Andrew Border, VP of the Voice Business Group at Dolby, says the experience delivers a much more interactive experience than a traditional multi-party conference bridge where there's a lot of stop-and-go talking.

"A normal conference bridge has a lot of unnatural turn taking," Border said. "The Dolby voice solution provides a lot of dynamic interaction."

In partnership with Dolby, BT will be offering this service to enterprises later this year.  At last year's Enterprise Connect event, Dolby quietly presented its conferencing solution to select companies by invitation only. BT was impressed enough with the demonstration to establish a partnership to deliver the solution to market.

"We believe we will be charging a premium for what we call our bridge rate as compared to our standard rate," said David Stark, VP, Product & Commercial, BT Conferencing. "That said, one of the points to note is the way the solution is built. Lower access cost [via SIP and internet connectivity] should offset any premium. We believe we have the best of both worlds, a higher quality product at an attractive price point for enterprises that will be highly competitive."

BT demonstrations have "absolutely floored" some of its customers by the unique quality of the experience. Stark says there's "real demand, from very large customers" for the service.
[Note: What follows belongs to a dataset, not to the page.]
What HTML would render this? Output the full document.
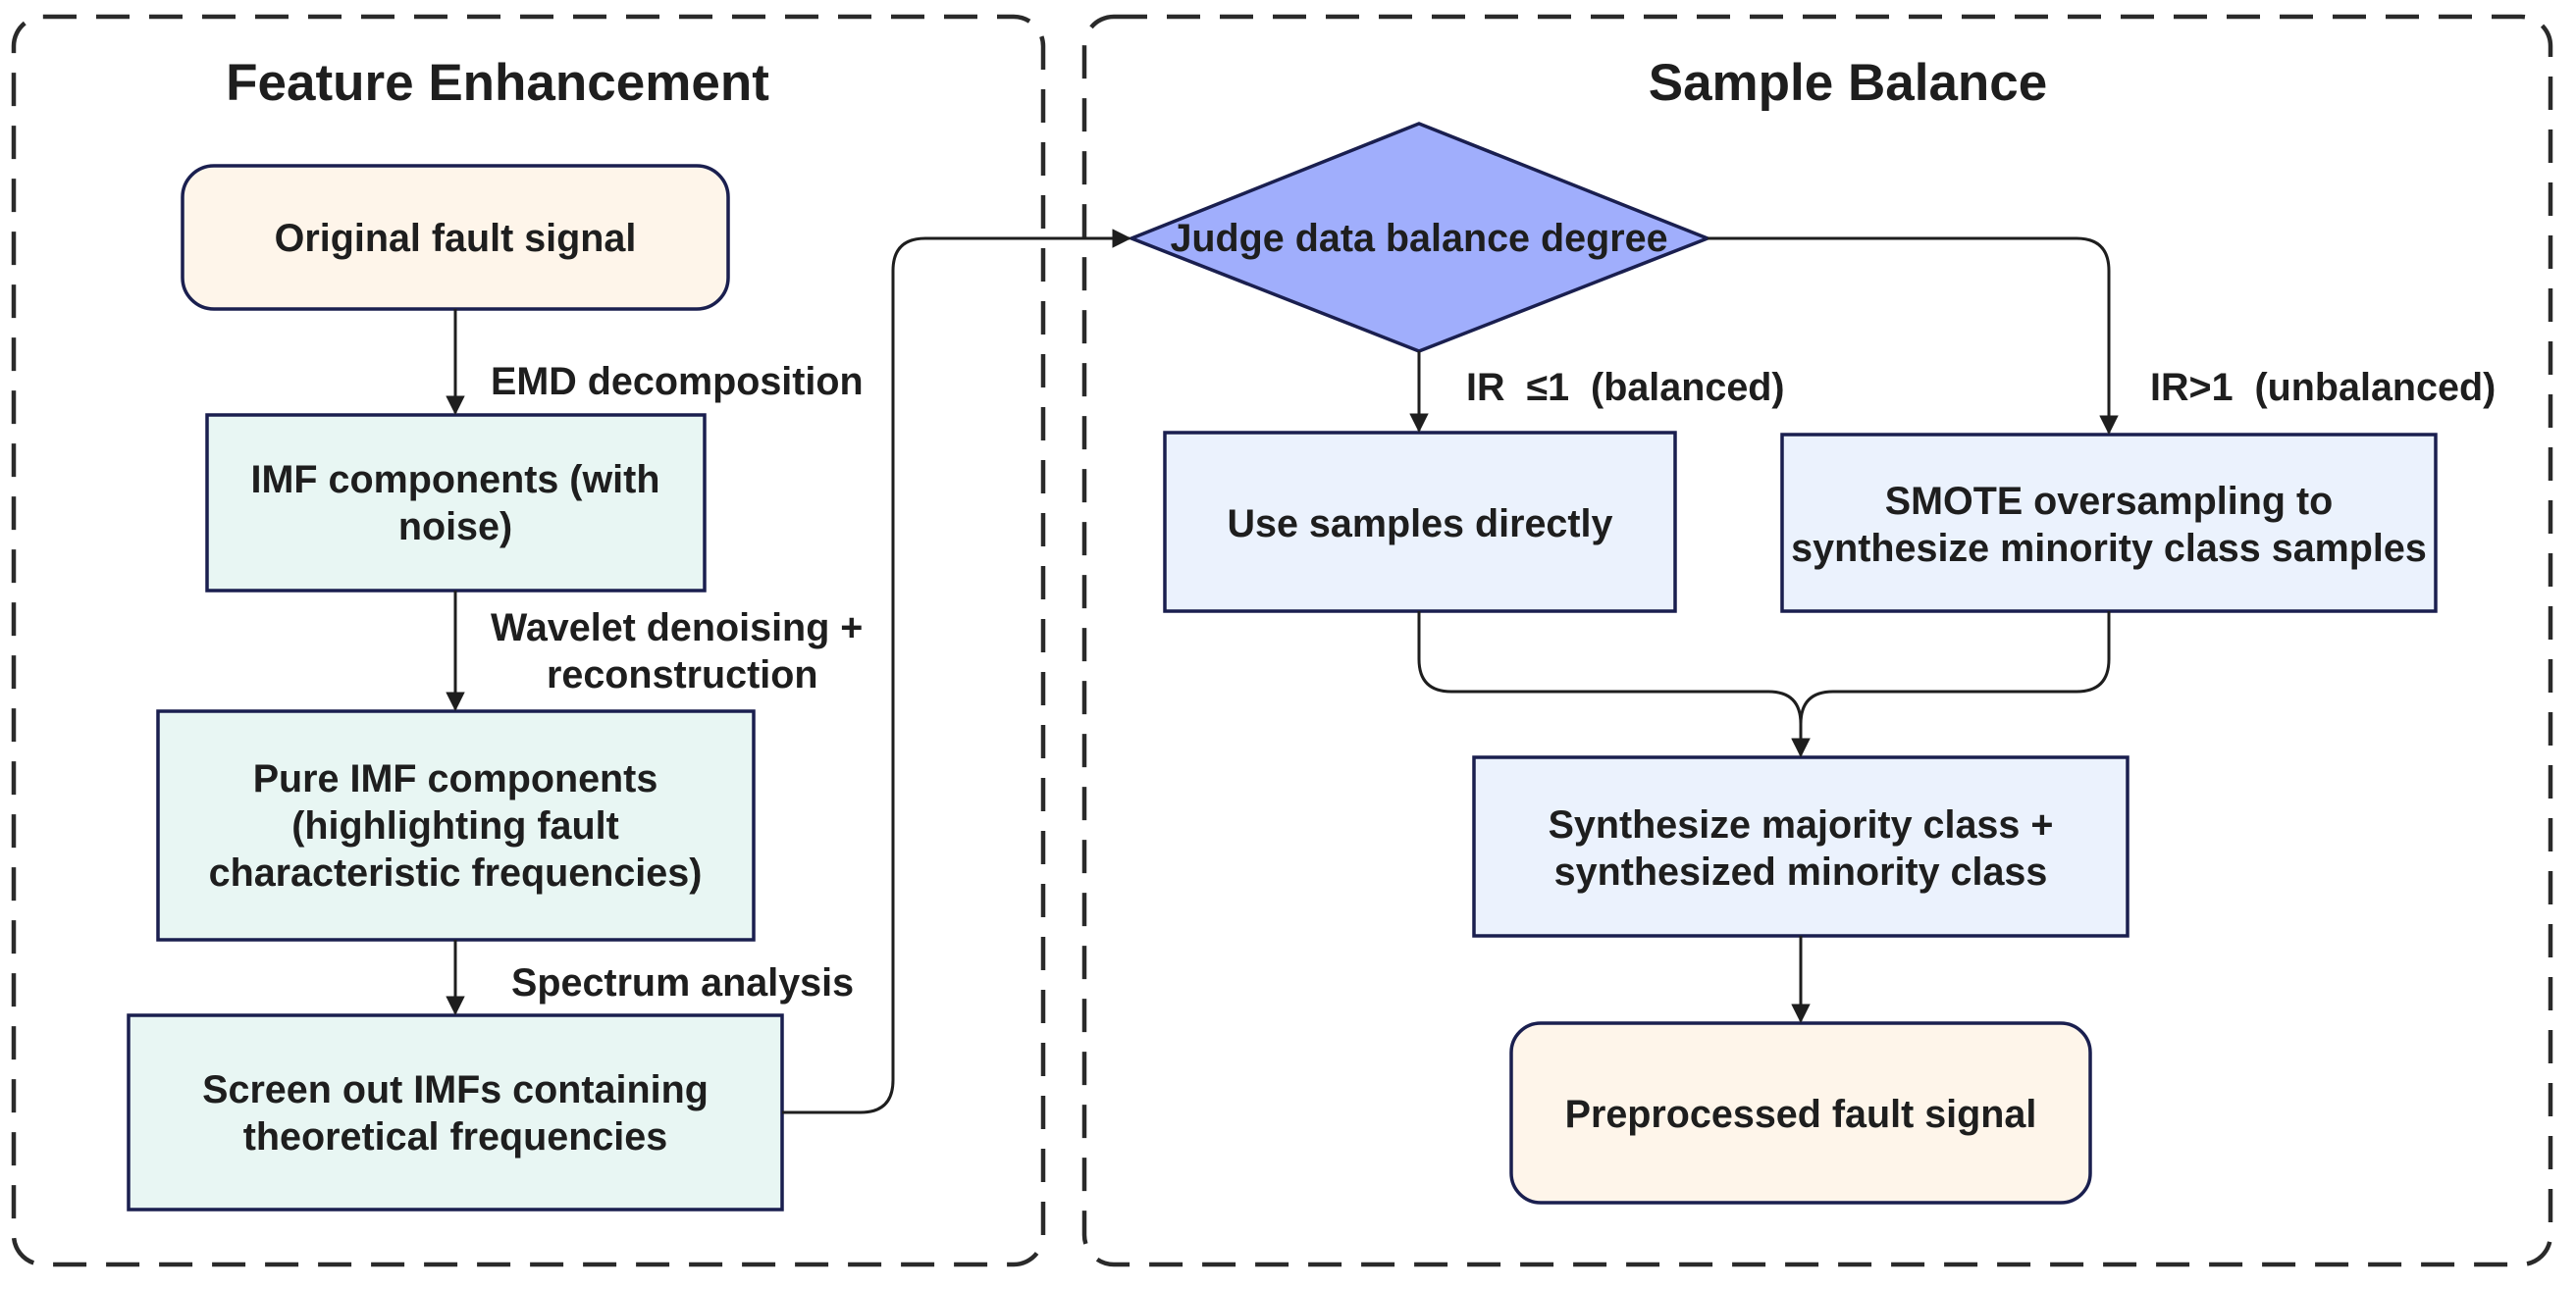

It helps that the offering is a software and SIP-based solution, as path customers are "already going down."

Wainhouse Research conducted a study commissioned by Dolby on what type of audio people would prefer. One hundred forty four participants were asked to listen to three samples: Narrowband PSTN quality, mono wideband, and a Dolby Voice wideband with spatial audio (stereo). 

And here's where the "4 percent-ers" come in. About two-thirds (64 percent) of the survey group preferred the Dolby spatial sample. Another 27 percent preferred the wideband sample without spatial enhancements, so nine out of 10 survey participants prefer wideband.  However, four percent of participants preferred the narrowband sample over both vanilla wideband and spatial audio.

Border said the survey was relatively limited in scope, with participants asked to be passive listeners. He felt that some more of the narrowband and wideband group would be converts if they had been active participants in working with Dolby audio.

Based upon various anecdotal stories I've heard over the past four years, I think there's more to the story than just having to "try it" in the four percent PSTN audience. Some people just don't "like" the sound of HD voice, to the point of certain customers wanting G.722 taken out of their phones and IP PBXs.

No one has done the research (Polycom? Hello? Or will Dolby beat you?) in why there's a population that doesn't like HD voice. Personality type? Age? Physical? Mental? I don't know, but there's certainly some room for human factors research to be done to determine why and help service providers include/convert those four percent-ers.